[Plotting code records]

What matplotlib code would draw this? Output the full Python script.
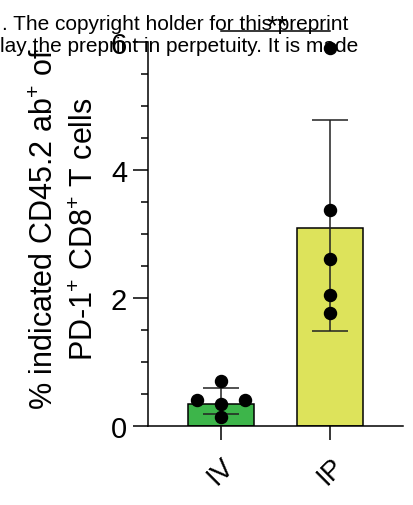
import matplotlib
matplotlib.use("Agg")
import matplotlib.pyplot as plt
import numpy as np

plt.rcParams['font.family'] = ['Liberation Sans', 'DejaVu Sans']
plt.rcParams['mathtext.fontset'] = 'custom'
plt.rcParams['mathtext.rm'] = 'Liberation Sans'
plt.rcParams['mathtext.it'] = 'Liberation Sans:italic'

categories = ['IV', 'IP']
bar_means = [0.35, 3.09]
err_low = [0.19, 1.48]
err_high = [0.59, 4.78]
points_IV = [0.70, 0.41, 0.41, 0.34, 0.14]
points_IP = [5.90, 3.38, 2.61, 2.05, 1.77]
offsets_IV = [0.0, -0.21, 0.22, 0.0, 0.0]
offsets_IP = [0.0, 0.0, 0.0, 0.0, 0.0]
colors = ['#3db54a', '#dde35b']
yticks = [0, 2, 4, 6]

fig = plt.figure(figsize=(4.14, 5.06), dpi=100)
ax = fig.add_axes([148/414, 1-427/506, (403-148)/414, (427-43)/506])

x = np.arange(len(categories))
ax.bar(x, bar_means, width=0.6, color=colors, edgecolor='black', linewidth=1.1, zorder=1)
lo = np.array(bar_means) - np.array(err_low)
hi = np.array(err_high) - np.array(bar_means)
ax.errorbar(x, bar_means, yerr=[lo, hi], fmt='none', ecolor='#222222',
            elinewidth=1.1, capsize=13, capthick=1.1, zorder=2)
ax.scatter(x[0] + np.array(offsets_IV), points_IV, s=75, color='black', zorder=3, clip_on=False)
ax.scatter(x[1] + np.array(offsets_IP), points_IP, s=75, color='black', zorder=3, clip_on=False)

ax.set_xlim(-0.66, 1.66)
ax.set_ylim(0, 6)
ax.set_yticks(yticks)
ax.set_yticks(np.arange(0, 6.01, 0.5), minor=True)
ax.set_xticks(x)
ax.set_xticklabels(categories, rotation=45, ha='right', va='top', rotation_mode='anchor', fontsize=20)
ax.tick_params(axis='y', which='major', length=11, width=1.1, labelsize=21, pad=4)
ax.tick_params(axis='y', which='minor', length=5, width=1.1)
ax.tick_params(axis='x', which='major', length=10, width=1.1, pad=9)
for s in ['top', 'right']:
    ax.spines[s].set_visible(False)
for s in ['left', 'bottom']:
    ax.spines[s].set_linewidth(1.1)

ax.set_ylabel('% indicated CD45.2 ab$^{+}$ of\nPD-1$^{+}$ CD8$^{+}$ T cells', fontsize=22,
              linespacing=1.4)
ax.yaxis.set_label_coords(-0.19, 0.515)

# significance
ax.plot([0, 1], [6.17, 6.17], color='black', lw=1.1, clip_on=False)
ax.text(0.52, 6.05, '**', ha='center', va='bottom', fontsize=20, clip_on=False)

# watermark overlay
fig.text(2/414, 1-30/506, '. The copyright holder for this preprint', fontsize=15, ha='left', va='baseline')
fig.text(0/414, 1-52/506, 'lay the preprint in perpetuity. It is made', fontsize=15, ha='left', va='baseline')

fig.savefig('out.png', dpi=100)
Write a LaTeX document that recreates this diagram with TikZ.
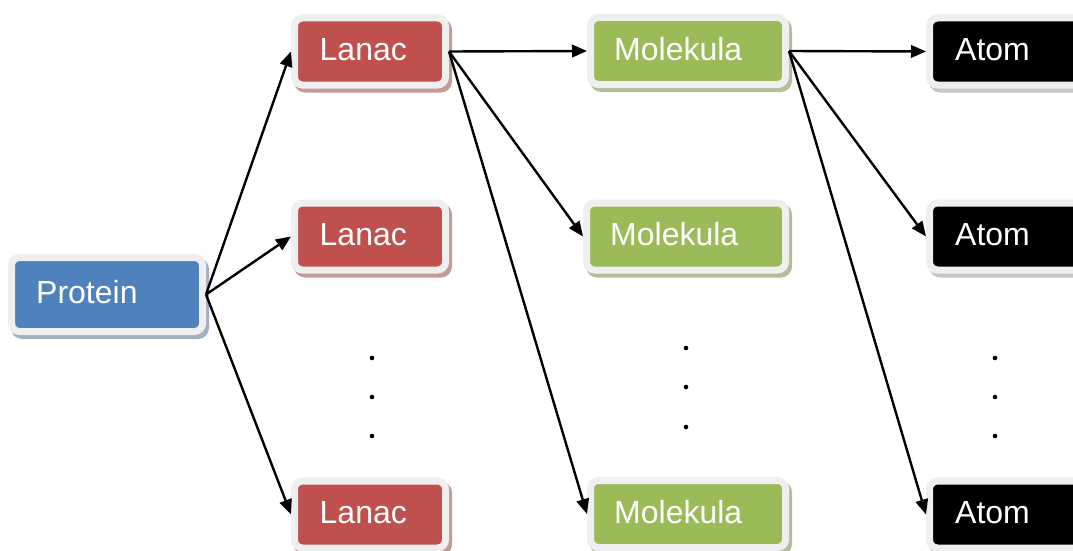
\documentclass[tikz,border=0pt]{standalone}
\usepackage{fontspec}
\setmainfont{Liberation Sans}
\usetikzlibrary{arrows.meta,backgrounds}

\definecolor{protblue}{HTML}{4F81BD}
\definecolor{lanred}{HTML}{C0504D}
\definecolor{molgreen}{HTML}{9BBB59}
\definecolor{atomblack}{HTML}{000000}
\definecolor{framegray}{HTML}{EFEFEF}
\definecolor{protshadow}{HTML}{A3AFC2}
\definecolor{lanshadow}{HTML}{C49A99}
\definecolor{molshadow}{HTML}{B3BE9A}
\definecolor{atomshadow}{HTML}{C6C6C6}

\tikzset{
  box/.style={draw=framegray, line width=7pt, rounded corners=8pt,
    inner sep=0pt, minimum height=67pt,
    label={[anchor=west, xshift=#1, yshift=2pt, inner sep=0pt, text=white,
      font=\fontsize{32}{36}\selectfont]west:\boxtext}},
  protbox/.style={box=28pt, fill=protblue, minimum width=191pt, minimum height=74pt},
  lanbox/.style={box=28.5pt, fill=lanred, minimum width=151pt},
  molbox/.style={box=27pt, fill=molgreen, minimum width=195pt},
  atombox/.style={box=29pt, fill=atomblack, minimum width=157pt},
  link/.style={line width=2.4pt, -{Triangle[length=15pt,width=12.5pt]}},
  dot/.style={fill=black},
}

\begin{document}
\begin{tikzpicture}[x=1pt, y=-1pt]
  \useasboundingbox (0,0) rectangle (1073,551);
  \clip (0,0) rectangle (1073,551);

  % boxes
  \def\boxtext{Protein}
  \node[protbox] (P) at (107,294.5) {};
  \def\boxtext{Lanac}
  \node[lanbox] (L1) at (370,51.5) {};
  \node[lanbox] (L2) at (370,236.5) {};
  \node[lanbox] (L3) at (370,514.5) {};
  \def\boxtext{Molekula}
  \node[molbox] (M1) at (688,51) {};
  \node[molbox, minimum width=199pt] (M2) at (686,236.5) {};
  \node[molbox] (M3) at (688,514) {};
  \def\boxtext{Atom}
  \node[atombox] (A1) at (1008,51.5) {};
  \node[atombox] (A2) at (1008,236.5) {};
  \node[atombox] (A3) at (1008,514.5) {};

  % drop shadows under the frames
  \begin{scope}[on background layer]
    \foreach \n/\c in {P/protshadow, L1/lanshadow, L2/lanshadow, L3/lanshadow,
                       M1/molshadow, M2/molshadow, M3/molshadow,
                       A1/atomshadow, A2/atomshadow, A3/atomshadow}
      \fill[\c, rounded corners=11pt]
        ([shift={(3,4)}]\n.north west) rectangle ([shift={(3,4)}]\n.south east);
  \end{scope}

  % connectors
  \foreach \t in {L1,L2,L3} \draw[link] (P.east) -- (\t.west);
  \foreach \t in {M1,M2,M3} \draw[link] (L1.east) -- (\t.west);
  \foreach \t in {A1,A2,A3} \draw[link] (M1.east) -- (\t.west);

  % vertical ellipses
  \foreach \y in {358,397,436} {
    \fill[dot] (372,\y) circle (2.3pt);
    \fill[dot] (995,\y) circle (2.3pt);
  }
  \foreach \y in {348,387,427} \fill[dot] (686,\y) circle (2.3pt);
\end{tikzpicture}
\end{document}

TO DO: Restate word for word every line from the top of the entries above to the line with "points_IP, s=75, color='black', zorder=3, clip_on=False)", inclusive, and skip any pictures.

WRITTEN SOLUTION:
What matplotlib code would draw this? Output the full Python script.
import matplotlib
matplotlib.use("Agg")
import matplotlib.pyplot as plt
import numpy as np

plt.rcParams['font.family'] = ['Liberation Sans', 'DejaVu Sans']
plt.rcParams['mathtext.fontset'] = 'custom'
plt.rcParams['mathtext.rm'] = 'Liberation Sans'
plt.rcParams['mathtext.it'] = 'Liberation Sans:italic'

categories = ['IV', 'IP']
bar_means = [0.35, 3.09]
err_low = [0.19, 1.48]
err_high = [0.59, 4.78]
points_IV = [0.70, 0.41, 0.41, 0.34, 0.14]
points_IP = [5.90, 3.38, 2.61, 2.05, 1.77]
offsets_IV = [0.0, -0.21, 0.22, 0.0, 0.0]
offsets_IP = [0.0, 0.0, 0.0, 0.0, 0.0]
colors = ['#3db54a', '#dde35b']
yticks = [0, 2, 4, 6]

fig = plt.figure(figsize=(4.14, 5.06), dpi=100)
ax = fig.add_axes([148/414, 1-427/506, (403-148)/414, (427-43)/506])

x = np.arange(len(categories))
ax.bar(x, bar_means, width=0.6, color=colors, edgecolor='black', linewidth=1.1, zorder=1)
lo = np.array(bar_means) - np.array(err_low)
hi = np.array(err_high) - np.array(bar_means)
ax.errorbar(x, bar_means, yerr=[lo, hi], fmt='none', ecolor='#222222',
            elinewidth=1.1, capsize=13, capthick=1.1, zorder=2)
ax.scatter(x[0] + np.array(offsets_IV), points_IV, s=75, color='black', zorder=3, clip_on=False)
ax.scatter(x[1] + np.array(offsets_IP), points_IP, s=75, color='black', zorder=3, clip_on=False)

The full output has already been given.